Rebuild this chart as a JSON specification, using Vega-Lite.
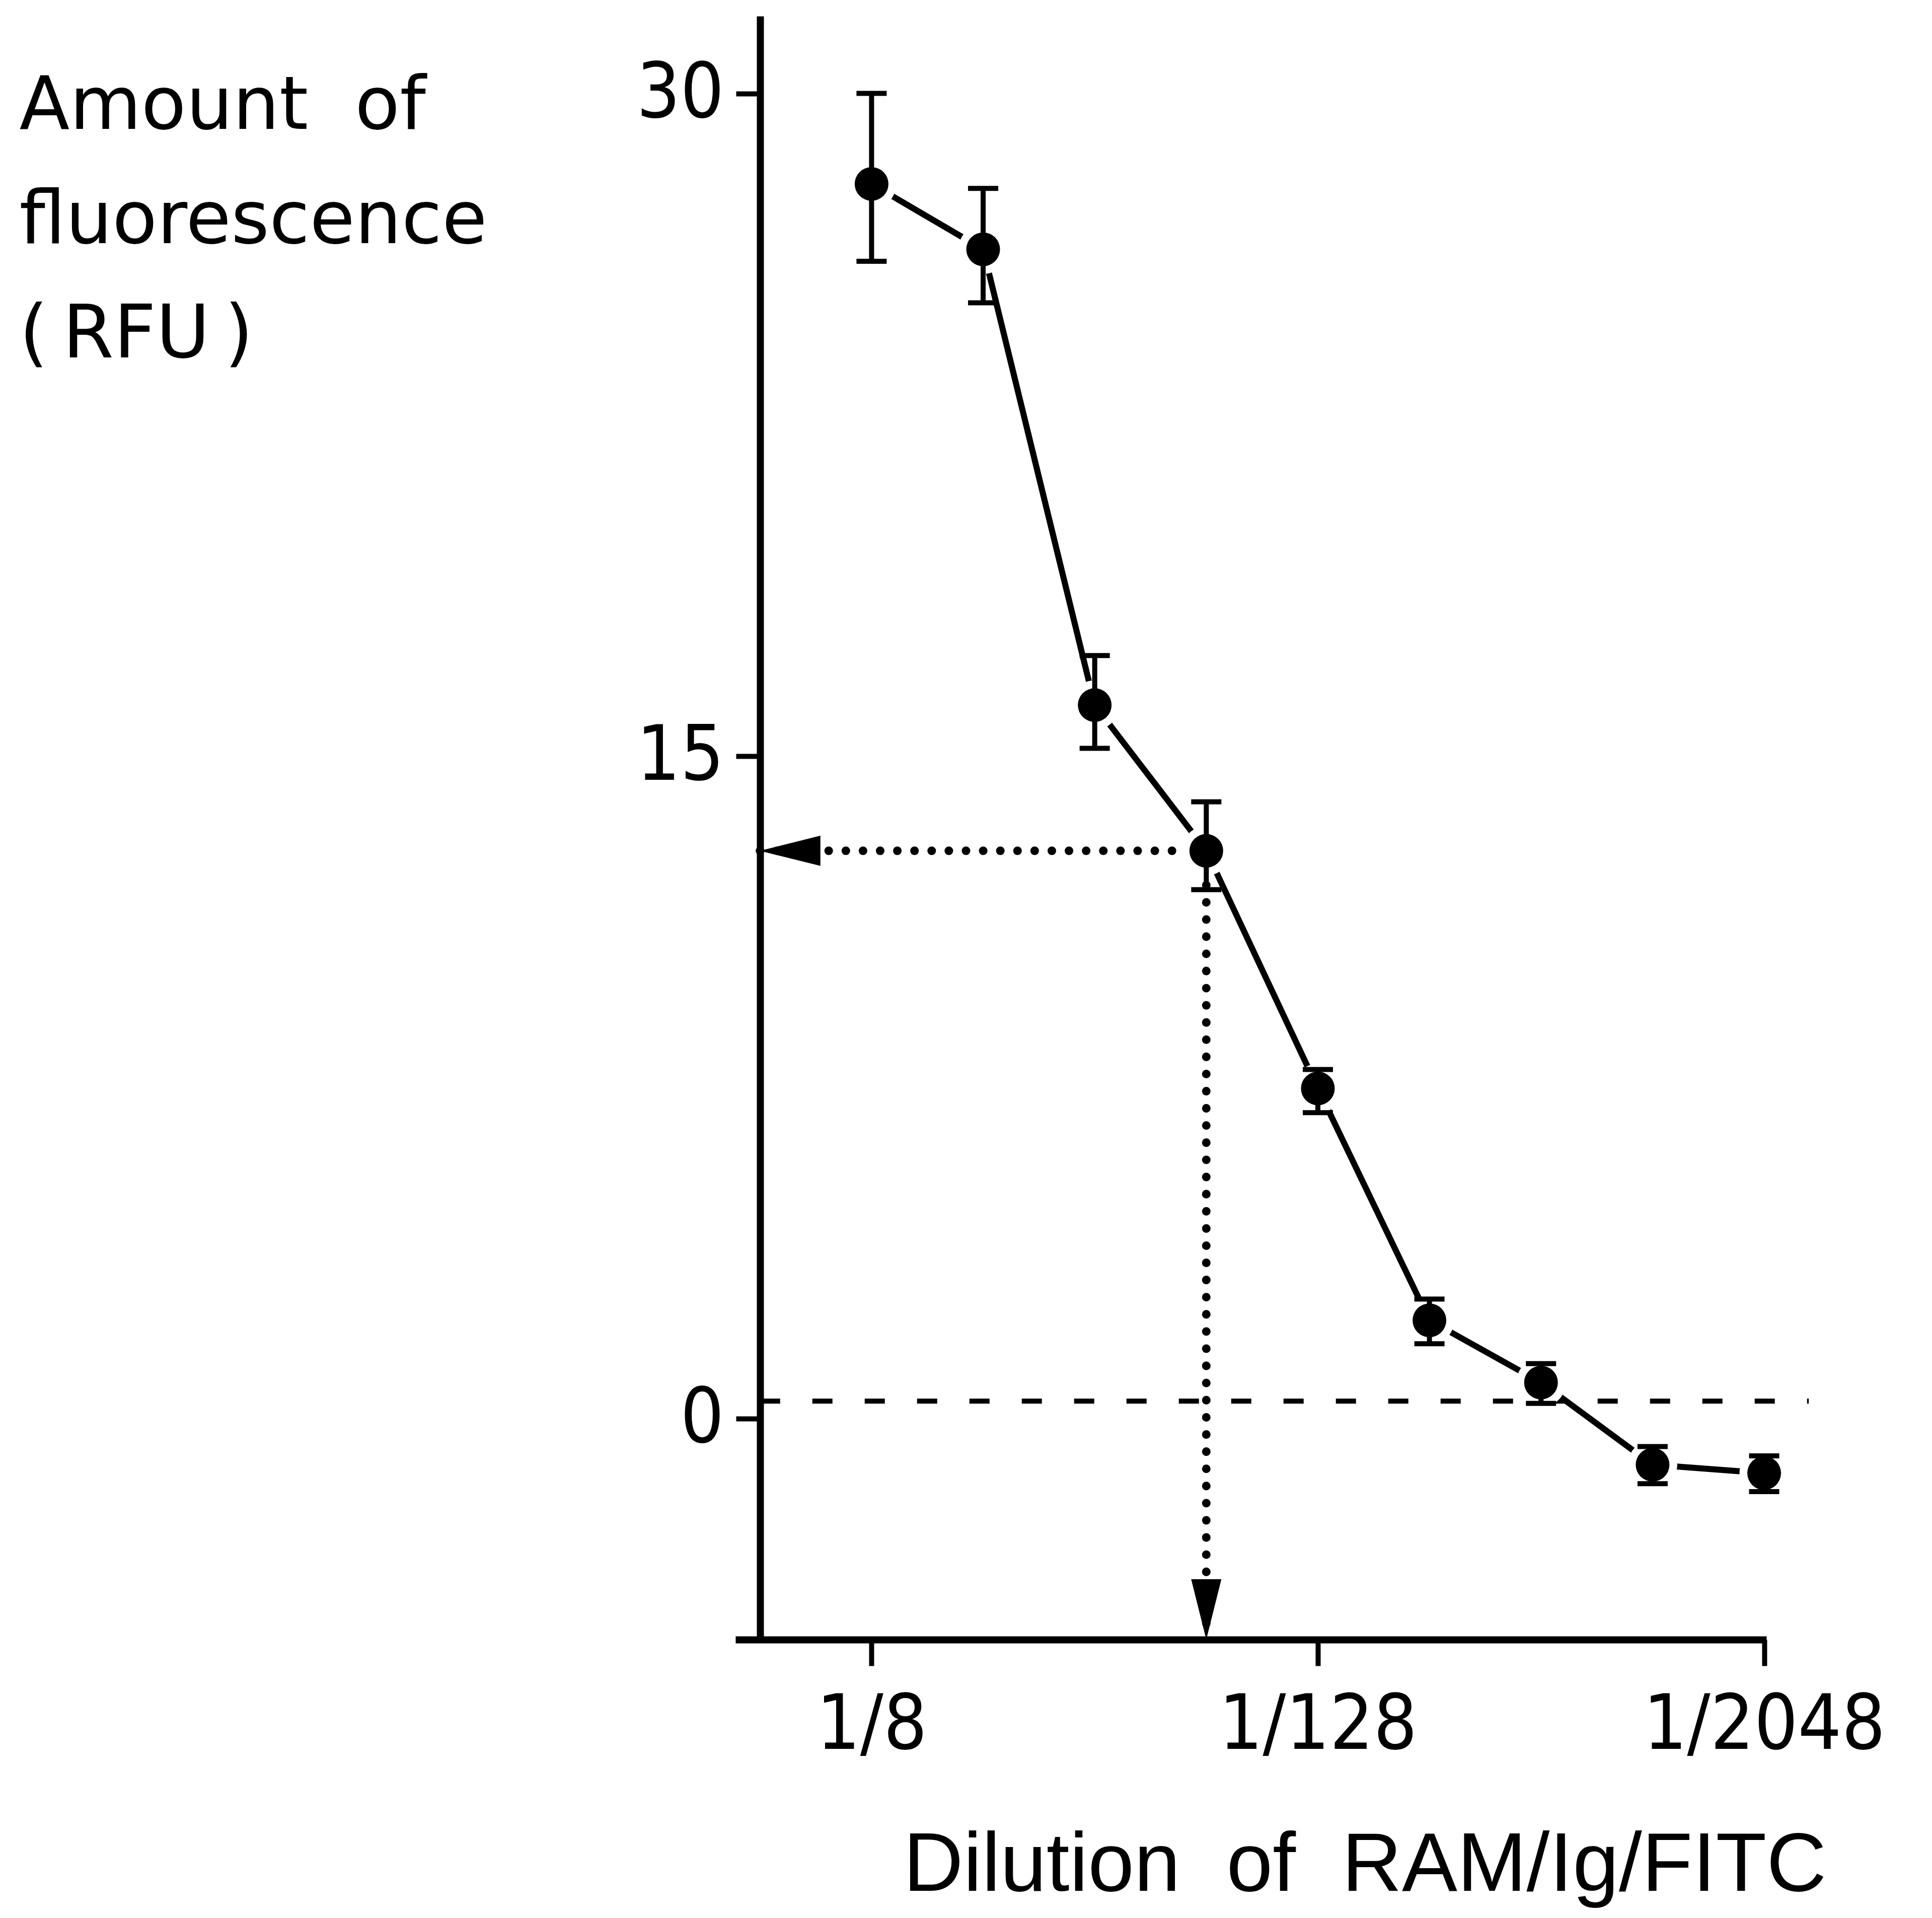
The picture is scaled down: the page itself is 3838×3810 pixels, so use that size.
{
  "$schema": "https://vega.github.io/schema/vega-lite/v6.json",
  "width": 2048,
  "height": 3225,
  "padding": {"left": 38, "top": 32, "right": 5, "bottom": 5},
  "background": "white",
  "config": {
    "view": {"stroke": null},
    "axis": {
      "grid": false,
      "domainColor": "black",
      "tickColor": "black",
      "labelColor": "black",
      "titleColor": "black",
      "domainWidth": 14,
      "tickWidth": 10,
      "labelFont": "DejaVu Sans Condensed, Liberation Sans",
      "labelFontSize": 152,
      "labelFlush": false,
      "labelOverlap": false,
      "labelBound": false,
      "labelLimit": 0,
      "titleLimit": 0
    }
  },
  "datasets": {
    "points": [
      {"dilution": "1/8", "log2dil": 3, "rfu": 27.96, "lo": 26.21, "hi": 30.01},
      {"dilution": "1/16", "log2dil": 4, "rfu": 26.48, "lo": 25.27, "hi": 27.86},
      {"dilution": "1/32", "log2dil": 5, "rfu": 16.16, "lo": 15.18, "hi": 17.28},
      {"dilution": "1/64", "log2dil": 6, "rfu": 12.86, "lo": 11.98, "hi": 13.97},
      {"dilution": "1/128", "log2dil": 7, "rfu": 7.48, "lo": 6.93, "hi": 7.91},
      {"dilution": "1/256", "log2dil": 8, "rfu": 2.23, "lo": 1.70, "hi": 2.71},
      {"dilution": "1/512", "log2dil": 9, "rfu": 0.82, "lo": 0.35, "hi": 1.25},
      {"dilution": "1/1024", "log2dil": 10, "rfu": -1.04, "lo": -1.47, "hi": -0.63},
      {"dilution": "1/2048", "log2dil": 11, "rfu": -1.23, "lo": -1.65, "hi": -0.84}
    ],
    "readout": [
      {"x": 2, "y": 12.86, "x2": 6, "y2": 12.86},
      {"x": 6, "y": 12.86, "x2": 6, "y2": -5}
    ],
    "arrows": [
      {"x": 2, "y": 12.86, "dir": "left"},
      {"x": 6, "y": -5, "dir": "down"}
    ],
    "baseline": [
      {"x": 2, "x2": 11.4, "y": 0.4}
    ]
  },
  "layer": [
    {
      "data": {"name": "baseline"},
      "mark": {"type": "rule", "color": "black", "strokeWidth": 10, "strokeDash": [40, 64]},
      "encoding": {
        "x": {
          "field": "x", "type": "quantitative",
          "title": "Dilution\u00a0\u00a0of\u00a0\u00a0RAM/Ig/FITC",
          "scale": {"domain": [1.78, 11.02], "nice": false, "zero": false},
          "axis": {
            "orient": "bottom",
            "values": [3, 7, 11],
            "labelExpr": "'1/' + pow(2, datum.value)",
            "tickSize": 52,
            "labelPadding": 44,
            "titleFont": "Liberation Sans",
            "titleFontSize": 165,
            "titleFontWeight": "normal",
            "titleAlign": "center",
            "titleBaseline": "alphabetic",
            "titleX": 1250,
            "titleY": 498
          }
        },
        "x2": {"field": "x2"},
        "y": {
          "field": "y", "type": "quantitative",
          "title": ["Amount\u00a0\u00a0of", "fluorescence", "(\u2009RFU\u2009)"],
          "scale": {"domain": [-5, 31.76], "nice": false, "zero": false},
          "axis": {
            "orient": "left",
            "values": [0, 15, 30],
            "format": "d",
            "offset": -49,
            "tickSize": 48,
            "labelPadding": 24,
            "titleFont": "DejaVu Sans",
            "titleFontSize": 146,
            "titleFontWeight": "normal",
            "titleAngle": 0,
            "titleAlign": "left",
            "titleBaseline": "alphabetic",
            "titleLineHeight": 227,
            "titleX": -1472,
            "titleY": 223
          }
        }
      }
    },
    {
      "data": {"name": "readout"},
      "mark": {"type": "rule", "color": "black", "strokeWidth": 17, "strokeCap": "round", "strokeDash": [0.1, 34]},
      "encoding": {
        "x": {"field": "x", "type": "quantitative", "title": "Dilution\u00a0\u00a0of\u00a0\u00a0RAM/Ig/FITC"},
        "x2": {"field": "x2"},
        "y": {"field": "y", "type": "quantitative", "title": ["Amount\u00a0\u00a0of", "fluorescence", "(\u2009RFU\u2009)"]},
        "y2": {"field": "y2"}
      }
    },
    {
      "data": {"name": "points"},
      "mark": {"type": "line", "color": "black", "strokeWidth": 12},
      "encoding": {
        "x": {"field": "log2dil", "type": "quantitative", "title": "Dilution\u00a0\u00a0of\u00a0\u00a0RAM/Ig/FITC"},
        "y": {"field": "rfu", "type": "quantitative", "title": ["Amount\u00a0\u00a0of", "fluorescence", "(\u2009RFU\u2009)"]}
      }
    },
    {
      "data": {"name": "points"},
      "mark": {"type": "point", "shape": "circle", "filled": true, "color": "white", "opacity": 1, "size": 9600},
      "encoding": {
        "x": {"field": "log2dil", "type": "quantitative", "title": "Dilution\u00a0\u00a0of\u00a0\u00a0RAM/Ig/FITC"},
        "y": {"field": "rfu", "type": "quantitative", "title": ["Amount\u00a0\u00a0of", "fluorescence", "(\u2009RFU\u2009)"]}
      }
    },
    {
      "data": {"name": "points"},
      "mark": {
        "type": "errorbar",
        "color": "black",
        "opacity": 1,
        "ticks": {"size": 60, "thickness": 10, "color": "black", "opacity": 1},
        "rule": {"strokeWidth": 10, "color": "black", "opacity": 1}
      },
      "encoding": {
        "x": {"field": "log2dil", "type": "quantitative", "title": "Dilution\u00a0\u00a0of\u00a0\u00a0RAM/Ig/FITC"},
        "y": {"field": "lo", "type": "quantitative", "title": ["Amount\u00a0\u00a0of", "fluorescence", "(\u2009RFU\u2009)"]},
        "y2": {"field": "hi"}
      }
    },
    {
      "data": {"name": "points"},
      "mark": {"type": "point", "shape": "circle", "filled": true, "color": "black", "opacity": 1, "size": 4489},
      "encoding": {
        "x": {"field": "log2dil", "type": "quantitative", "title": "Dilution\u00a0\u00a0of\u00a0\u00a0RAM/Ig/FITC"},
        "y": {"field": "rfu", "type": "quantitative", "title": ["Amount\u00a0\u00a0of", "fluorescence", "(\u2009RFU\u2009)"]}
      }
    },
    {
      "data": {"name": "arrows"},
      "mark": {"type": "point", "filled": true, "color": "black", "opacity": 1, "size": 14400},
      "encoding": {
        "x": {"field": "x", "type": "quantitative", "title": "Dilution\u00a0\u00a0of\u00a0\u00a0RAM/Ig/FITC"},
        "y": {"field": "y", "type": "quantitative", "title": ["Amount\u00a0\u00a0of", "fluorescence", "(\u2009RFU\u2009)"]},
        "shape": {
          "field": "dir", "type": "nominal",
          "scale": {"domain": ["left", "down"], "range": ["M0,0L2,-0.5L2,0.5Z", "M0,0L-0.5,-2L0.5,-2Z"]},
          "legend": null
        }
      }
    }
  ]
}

* * *

* PROBLEM DESCRIPTION *
Every line in the data above that contains "down" needs to be copied.

* RESPONSE TO THIS EXERCISE *
The picture is scaled down: the page itself is 3838×3810 pixels, so use that size.
      {"x": 6, "y": -5, "dir": "down"}
          "scale": {"domain": ["left", "down"], "range": ["M0,0L2,-0.5L2,0.5Z", "M0,0L-0.5,-2L0.5,-2Z"]},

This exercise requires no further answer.